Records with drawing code
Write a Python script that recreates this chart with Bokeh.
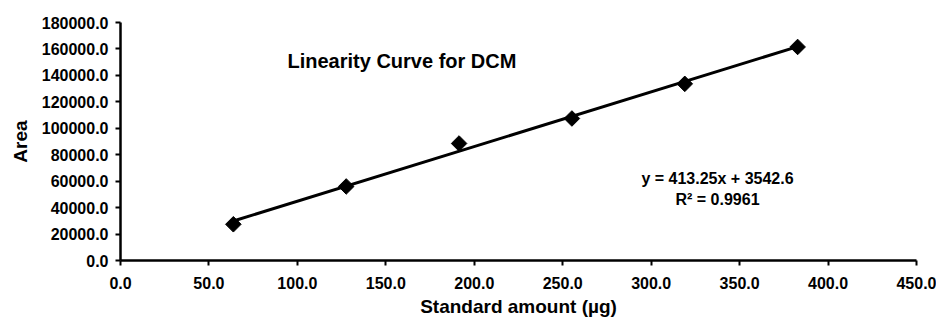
import numpy as np
from bokeh.plotting import figure
from bokeh.models import Range1d, SingleIntervalTicker, NumeralTickFormatter, Label, ColumnDataSource
from bokeh.embed import file_html
from bokeh.resources import INLINE

# ---- data ----
standard_amount = [63.8, 127.6, 191.4, 255.2, 319.0, 382.8]
area = [27400, 56000, 88500, 107400, 133600, 161500]
slope = 413.25
intercept = 3542.6
equation_text = "y = 413.25x + 3542.6"
r2_text = "R² = 0.9961"
title_text = "Linearity Curve for DCM"
x_title = "Standard amount (µg)"
y_title = "Area"

FONT = "Liberation Sans"

p = figure(width=936, height=320, output_backend="svg", toolbar_location=None,
           x_range=Range1d(0, 450), y_range=Range1d(0, 180000),
           min_border_left=120, min_border_right=20, min_border_top=22, min_border_bottom=60)
p.outline_line_color = None
p.xgrid.visible = False
p.ygrid.visible = False
p.background_fill_color = "white"
p.border_fill_color = "white"

# trendline over the data range
tx = [min(standard_amount), max(standard_amount)]
ty = [slope * v + intercept for v in tx]
p.line(tx, ty, line_color="black", line_width=3)

src = ColumnDataSource(dict(x=standard_amount, y=area))
p.scatter("x", "y", source=src, marker="square", size=11, angle=np.pi / 4,
          fill_color="black", line_color="black")

for ax in (p.xaxis[0], p.yaxis[0]):
    ax.axis_line_width = 2.5
    ax.axis_line_color = "black"
    ax.major_tick_line_width = 2
    ax.major_tick_line_color = "black"
    ax.major_tick_in = 0
    ax.major_tick_out = 5
    ax.minor_tick_line_color = None
    ax.major_label_text_font = FONT
    ax.major_label_text_font_style = "bold"
    ax.major_label_text_font_size = "16px"
    ax.major_label_text_color = "black"
    ax.axis_label_text_font = FONT
    ax.axis_label_text_font_style = "bold"
    ax.axis_label_text_font_size = "19px"
    ax.axis_label_text_color = "black"
    ax.formatter = NumeralTickFormatter(format="0.0")

p.xaxis.ticker = SingleIntervalTicker(interval=50)
p.yaxis.ticker = SingleIntervalTicker(interval=20000)
p.xaxis.axis_label = x_title
p.yaxis.axis_label = y_title
p.xaxis.major_label_standoff = 11
p.yaxis.major_label_standoff = 7
p.xaxis.axis_label_standoff = 4
p.yaxis.axis_label_standoff = 8

p.add_layout(Label(x=94.4, y=151260, text=title_text, text_font=FONT, text_font_style="bold",
                   text_font_size="20px", text_baseline="alphabetic", text_align="left",
                   text_color="black"))
p.add_layout(Label(x=337.5, y=61790, text=equation_text, text_font=FONT, text_font_style="bold",
                   text_font_size="16px", text_baseline="alphabetic", text_align="center",
                   text_color="black"))
p.add_layout(Label(x=337.5, y=45900, text=r2_text, text_font=FONT, text_font_style="bold",
                   text_font_size="16px", text_baseline="alphabetic", text_align="center",
                   text_color="black"))

open("out.html", "w").write(file_html(p, INLINE))
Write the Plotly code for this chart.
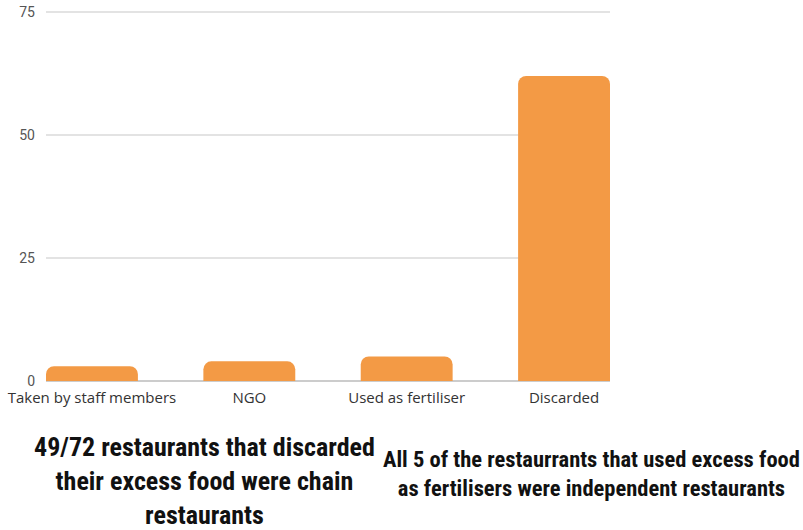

_What you will do_
Transcribe all the lines above exactly, apart from the pictures.

_Output of the exercise_
Write a Python script that recreates this chart with Bokeh.
import numpy as np
from bokeh.plotting import figure
from bokeh.models import Range1d, SingleIntervalTicker, NumeralTickFormatter, Label, ColumnDataSource
from bokeh.embed import file_html
from bokeh.resources import INLINE

# ---- data ----
standard_amount = [63.8, 127.6, 191.4, 255.2, 319.0, 382.8]
area = [27400, 56000, 88500, 107400, 133600, 161500]
slope = 413.25
intercept = 3542.6
equation_text = "y = 413.25x + 3542.6"
r2_text = "R² = 0.9961"
title_text = "Linearity Curve for DCM"
x_title = "Standard amount (µg)"
y_title = "Area"

FONT = "Liberation Sans"

p = figure(width=936, height=320, output_backend="svg", toolbar_location=None,
           x_range=Range1d(0, 450), y_range=Range1d(0, 180000),
           min_border_left=120, min_border_right=20, min_border_top=22, min_border_bottom=60)
p.outline_line_color = None
p.xgrid.visible = False
p.ygrid.visible = False
p.background_fill_color = "white"
p.border_fill_color = "white"

# trendline over the data range
tx = [min(standard_amount), max(standard_amount)]
ty = [slope * v + intercept for v in tx]
p.line(tx, ty, line_color="black", line_width=3)

src = ColumnDataSource(dict(x=standard_amount, y=area))
p.scatter("x", "y", source=src, marker="square", size=11, angle=np.pi / 4,
          fill_color="black", line_color="black")

for ax in (p.xaxis[0], p.yaxis[0]):
    ax.axis_line_width = 2.5
    ax.axis_line_color = "black"
    ax.major_tick_line_width = 2
    ax.major_tick_line_color = "black"
    ax.major_tick_in = 0
    ax.major_tick_out = 5
    ax.minor_tick_line_color = None
    ax.major_label_text_font = FONT
    ax.major_label_text_font_style = "bold"
    ax.major_label_text_font_size = "16px"
    ax.major_label_text_color = "black"
    ax.axis_label_text_font = FONT
    ax.axis_label_text_font_style = "bold"
    ax.axis_label_text_font_size = "19px"
    ax.axis_label_text_color = "black"
    ax.formatter = NumeralTickFormatter(format="0.0")

p.xaxis.ticker = SingleIntervalTicker(interval=50)
p.yaxis.ticker = SingleIntervalTicker(interval=20000)
p.xaxis.axis_label = x_title
p.yaxis.axis_label = y_title
p.xaxis.major_label_standoff = 11
p.yaxis.major_label_standoff = 7
p.xaxis.axis_label_standoff = 4
p.yaxis.axis_label_standoff = 8

p.add_layout(Label(x=94.4, y=151260, text=title_text, text_font=FONT, text_font_style="bold",
                   text_font_size="20px", text_baseline="alphabetic", text_align="left",
                   text_color="black"))
p.add_layout(Label(x=337.5, y=61790, text=equation_text, text_font=FONT, text_font_style="bold",
                   text_font_size="16px", text_baseline="alphabetic", text_align="center",
                   text_color="black"))
p.add_layout(Label(x=337.5, y=45900, text=r2_text, text_font=FONT, text_font_style="bold",
                   text_font_size="16px", text_baseline="alphabetic", text_align="center",
                   text_color="black"))

open("out.html", "w").write(file_html(p, INLINE))
Write the Plotly code for this chart.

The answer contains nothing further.